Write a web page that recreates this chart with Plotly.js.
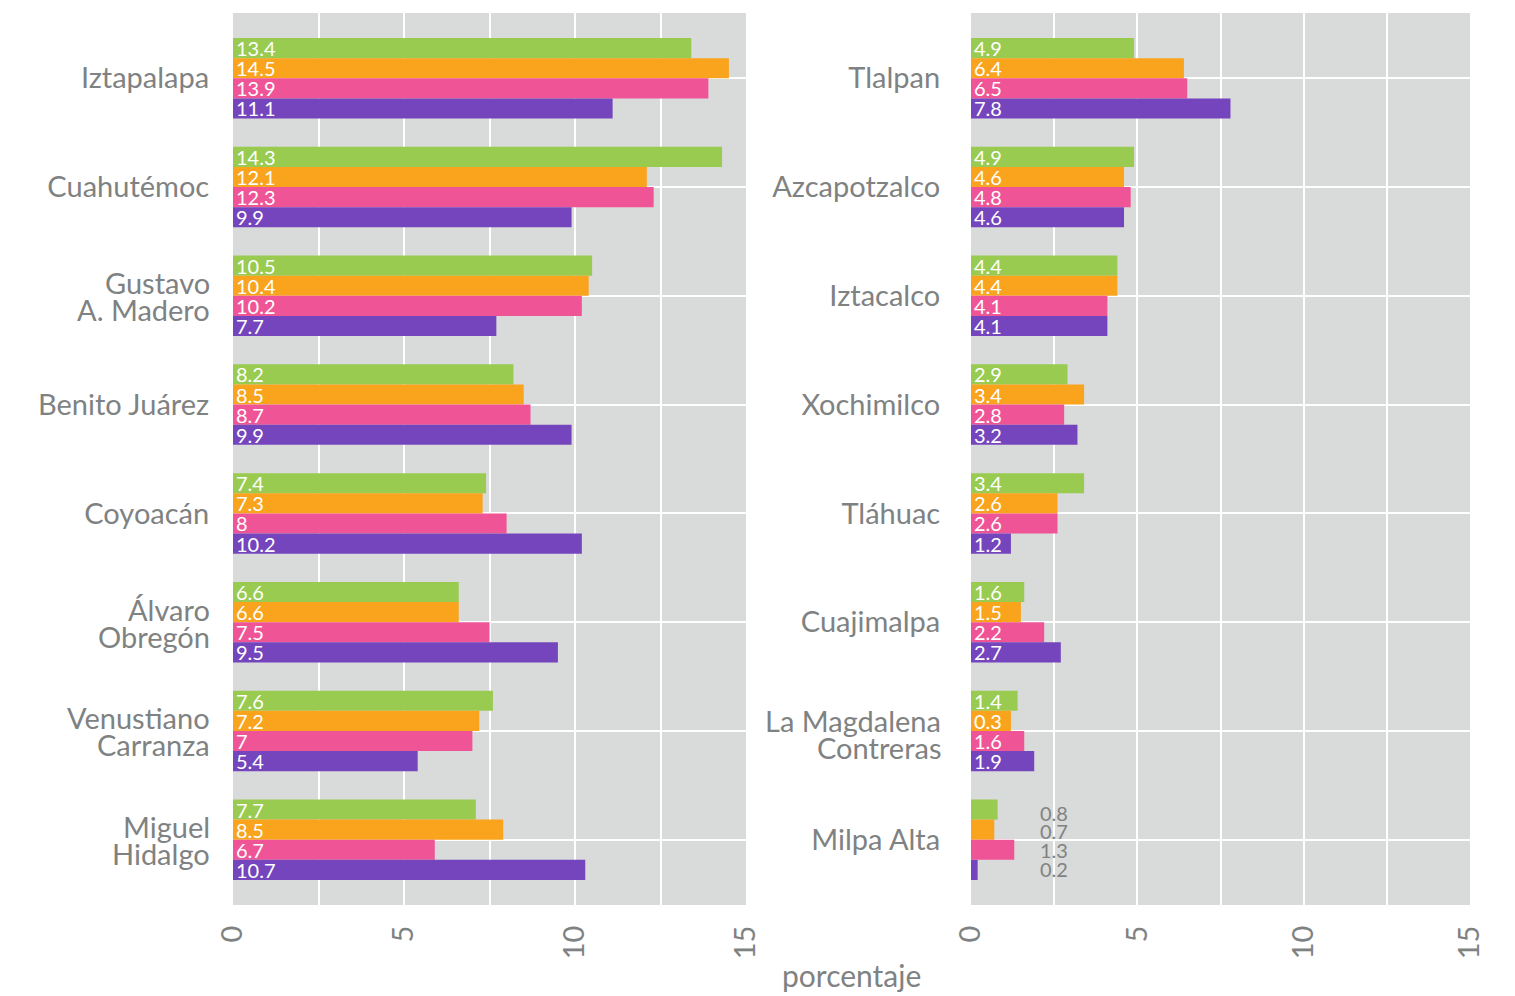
<!DOCTYPE html>
<html><head><meta charset="utf-8">
<script src="https://cdn.plot.ly/plotly-3.0.1.min.js"></script>
<style>html,body{margin:0;padding:0;background:#fff}#chart{width:1515px;height:996px}</style>
</head><body><div id="chart"></div>
<script>
// ---- data ----
const leftCategories = ['Iztapalapa','Cuahutémoc','Gustavo A. Madero','Benito Juárez','Coyoacán','Álvaro Obregón','Venustiano Carranza','Miguel Hidalgo'];
const leftTickLines  = [['Iztapalapa'],['Cuahutémoc'],['Gustavo','A. Madero'],['Benito Juárez'],['Coyoacán'],['Álvaro','Obregón'],['Venustiano','Carranza'],['Miguel','Hidalgo']];
const rightCategories = ['Tlalpan','Azcapotzalco','Iztacalco','Xochimilco','Tláhuac','Cuajimalpa','La Magdalena Contreras','Milpa Alta'];
const rightTickLines  = [['Tlalpan'],['Azcapotzalco'],['Iztacalco'],['Xochimilco'],['Tláhuac'],['Cuajimalpa'],['La Magdalena','Contreras'],['Milpa Alta']];

const seriesNames = ['Serie 1','Serie 2','Serie 3','Serie 4'];
const seriesColors = ['#98cb50','#f9a41c','#ef5596','#7445bd'];

// bar lengths
const leftGreen  = [13.4, 14.3, 10.5, 8.2, 7.4, 6.6, 7.6, 7.1];
const leftOrange = [14.5, 12.1, 10.4, 8.5, 7.3, 6.6, 7.2, 7.9];
const leftPink   = [13.9, 12.3, 10.2, 8.7, 8.0, 7.5, 7.0, 5.9];
const leftPurple = [11.1,  9.9,  7.7, 9.9, 10.2, 9.5, 5.4, 10.3];
const rightGreen  = [4.9, 4.9, 4.4, 2.9, 3.4, 1.6, 1.4, 0.8];
const rightOrange = [6.4, 4.6, 4.4, 3.4, 2.6, 1.5, 1.2, 0.7];
const rightPink   = [6.5, 4.8, 4.1, 2.8, 2.6, 2.2, 1.6, 1.3];
const rightPurple = [7.8, 4.6, 4.1, 3.2, 1.2, 2.7, 1.9, 0.2];

// value labels as printed on the picture
const leftGreenLabels  = ['13.4','14.3','10.5','8.2','7.4','6.6','7.6','7.7'];
const leftOrangeLabels = ['14.5','12.1','10.4','8.5','7.3','6.6','7.2','8.5'];
const leftPinkLabels   = ['13.9','12.3','10.2','8.7','8','7.5','7','6.7'];
const leftPurpleLabels = ['11.1','9.9','7.7','9.9','10.2','9.5','5.4','10.7'];
const rightGreenLabels  = ['4.9','4.9','4.4','2.9','3.4','1.6','1.4','0.8'];
const rightOrangeLabels = ['6.4','4.6','4.4','3.4','2.6','1.5','0.3','0.7'];
const rightPinkLabels   = ['6.5','4.8','4.1','2.8','2.6','2.2','1.6','1.3'];
const rightPurpleLabels = ['7.8','4.6','4.1','3.2','1.2','2.7','1.9','0.2'];

const xTicks = [0, 5, 10, 15];
const xTitle = 'porcentaje';

// ---- styles ----
const FONT = 'Lato, "Open Sans", "Noto Sans", sans-serif';
const GRAY = '#7f8282';
const BARGAP = 0.26;
const CAT_SIZE = 29;
const outsideCategory = 'Milpa Alta';   // labels drawn outside the bars

const leftVals = [leftGreen, leftOrange, leftPink, leftPurple];
const leftLabs = [leftGreenLabels, leftOrangeLabels, leftPinkLabels, leftPurpleLabels];
const rightVals = [rightGreen, rightOrange, rightPink, rightPurple];
const rightLabs = [rightGreenLabels, rightOrangeLabels, rightPinkLabels, rightPurpleLabels];

const traces = [];
const annotations = [];
function addPanel(cats, vals, labs, xa, ya) {
  vals.forEach((v, i) => {
    const txt = labs[i].map((t, j) => cats[j] === outsideCategory ? '' : t);
    traces.push({
      type: 'bar', orientation: 'h', name: seriesNames[i],
      y: cats, x: v, xaxis: xa, yaxis: ya,
      marker: {color: seriesColors[i], line: {width: 0}},
      text: txt, textposition: 'inside', insidetextanchor: 'start',
      textangle: 0, constraintext: 'none', cliponaxis: false,
      textfont: {family: FONT, size: 20, color: '#ffffff'},
      hoverinfo: 'x+y', showlegend: false
    });
    cats.forEach((c, j) => {
      if (c === outsideCategory) {
        const off = (i - 1.5) * (1 - BARGAP) / 4 * 0.93;
        annotations.push({
          xref: xa, yref: ya, x: 2, y: j + off, yshift: -1, text: labs[i][j],
          xanchor: 'left', yanchor: 'middle', showarrow: false,
          font: {family: FONT, size: 20, color: GRAY}
        });
      }
    });
  });
}
addPanel(leftCategories, leftVals, leftLabs, 'x', 'y');
addPanel(rightCategories, rightVals, rightLabs, 'x2', 'y2');

// two-line category labels with tight line spacing
function addMultiLineLabels(lines, xDomStart, ya, gap, shifts) {
  lines.forEach((ls, j) => {
    if (ls.length < 2) return;
    ls.forEach((t, k) => {
      annotations.push({
        xref: 'paper', yref: ya, x: xDomStart, y: j, xshift: -gap, yshift: -shifts[k],
        text: t, xanchor: 'right', yanchor: 'middle', showarrow: false,
        font: {family: FONT, size: CAT_SIZE, color: GRAY}
      });
    });
  });
}
const leftDom = [233/1515, 746/1515];
const rightDom = [971/1515, 1470/1515];
addMultiLineLabels(leftTickLines, leftDom[0], 'y', 21, [-13, 14]);
addMultiLineLabels(rightTickLines, rightDom[0], 'y2', 28, [-10, 17]);

annotations.push({
  xref: 'paper', yref: 'paper', x: (leftDom[0] + rightDom[1]) / 2, y: 0, yshift: -70, text: xTitle,
  xanchor: 'center', yanchor: 'middle', showarrow: false,
  font: {family: FONT, size: 30, color: GRAY}
});

function xAxis(domain, anchor) {
  return {
    domain: domain, anchor: anchor, range: [0, 15], tickvals: xTicks,
    ticktext: xTicks.map(String), tickangle: -90,
    ticks: 'outside', ticklen: 8, tickcolor: 'rgba(0,0,0,0)',
    showgrid: true, gridcolor: '#ffffff', gridwidth: 2,
    minor: {dtick: 2.5, showgrid: true, gridcolor: '#ffffff', gridwidth: 2},
    zeroline: false, showline: false, automargin: false,
    tickfont: {family: FONT, size: 29, color: GRAY}, fixedrange: true
  };
}
function yAxis(cats, lines, anchor, ticklen) {
  return {
    type: 'category', anchor: anchor, domain: [0, 1],
    categoryarray: cats, categoryorder: 'array',
    tickvals: cats, ticktext: lines.map(l => l.length > 1 ? '' : l[0]),
    range: [cats.length - 0.4, -0.6],
    ticks: 'outside', ticklen: ticklen, tickcolor: 'rgba(0,0,0,0)',
    showgrid: true, gridcolor: '#ffffff', gridwidth: 2,
    zeroline: false, showline: false, automargin: false,
    tickfont: {family: FONT, size: CAT_SIZE, color: GRAY}, fixedrange: true
  };
}

const layout = {
  width: 1515, height: 996,
  margin: {l: 0, r: 0, t: 13, b: 91},
  paper_bgcolor: '#ffffff', plot_bgcolor: '#d9dada',
  barmode: 'group', bargap: BARGAP, bargroupgap: 0,
  showlegend: false,
  font: {family: FONT, color: GRAY},
  xaxis: xAxis(leftDom, 'y'),
  yaxis: yAxis(leftCategories, leftTickLines, 'x', 17),
  xaxis2: xAxis(rightDom, 'y2'),
  yaxis2: yAxis(rightCategories, rightTickLines, 'x2', 24),
  annotations: annotations
};

Plotly.newPlot('chart', traces, layout, {displayModeBar: false, staticPlot: true});
</script>
</body></html>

> **Set exercise**:
From the first line of the listing above, repeat every line through the one holding "const seriesColors = ['#98cb50','#f9a41c','#ef5596','#7445bd'];". Both ends count, and pictures stay out.

> **Correct answer**:
Write a web page that recreates this chart with Plotly.js.
<!DOCTYPE html>
<html><head><meta charset="utf-8">
<script src="https://cdn.plot.ly/plotly-3.0.1.min.js"></script>
<style>html,body{margin:0;padding:0;background:#fff}#chart{width:1515px;height:996px}</style>
</head><body><div id="chart"></div>
<script>
// ---- data ----
const leftCategories = ['Iztapalapa','Cuahutémoc','Gustavo A. Madero','Benito Juárez','Coyoacán','Álvaro Obregón','Venustiano Carranza','Miguel Hidalgo'];
const leftTickLines  = [['Iztapalapa'],['Cuahutémoc'],['Gustavo','A. Madero'],['Benito Juárez'],['Coyoacán'],['Álvaro','Obregón'],['Venustiano','Carranza'],['Miguel','Hidalgo']];
const rightCategories = ['Tlalpan','Azcapotzalco','Iztacalco','Xochimilco','Tláhuac','Cuajimalpa','La Magdalena Contreras','Milpa Alta'];
const rightTickLines  = [['Tlalpan'],['Azcapotzalco'],['Iztacalco'],['Xochimilco'],['Tláhuac'],['Cuajimalpa'],['La Magdalena','Contreras'],['Milpa Alta']];

const seriesNames = ['Serie 1','Serie 2','Serie 3','Serie 4'];
const seriesColors = ['#98cb50','#f9a41c','#ef5596','#7445bd'];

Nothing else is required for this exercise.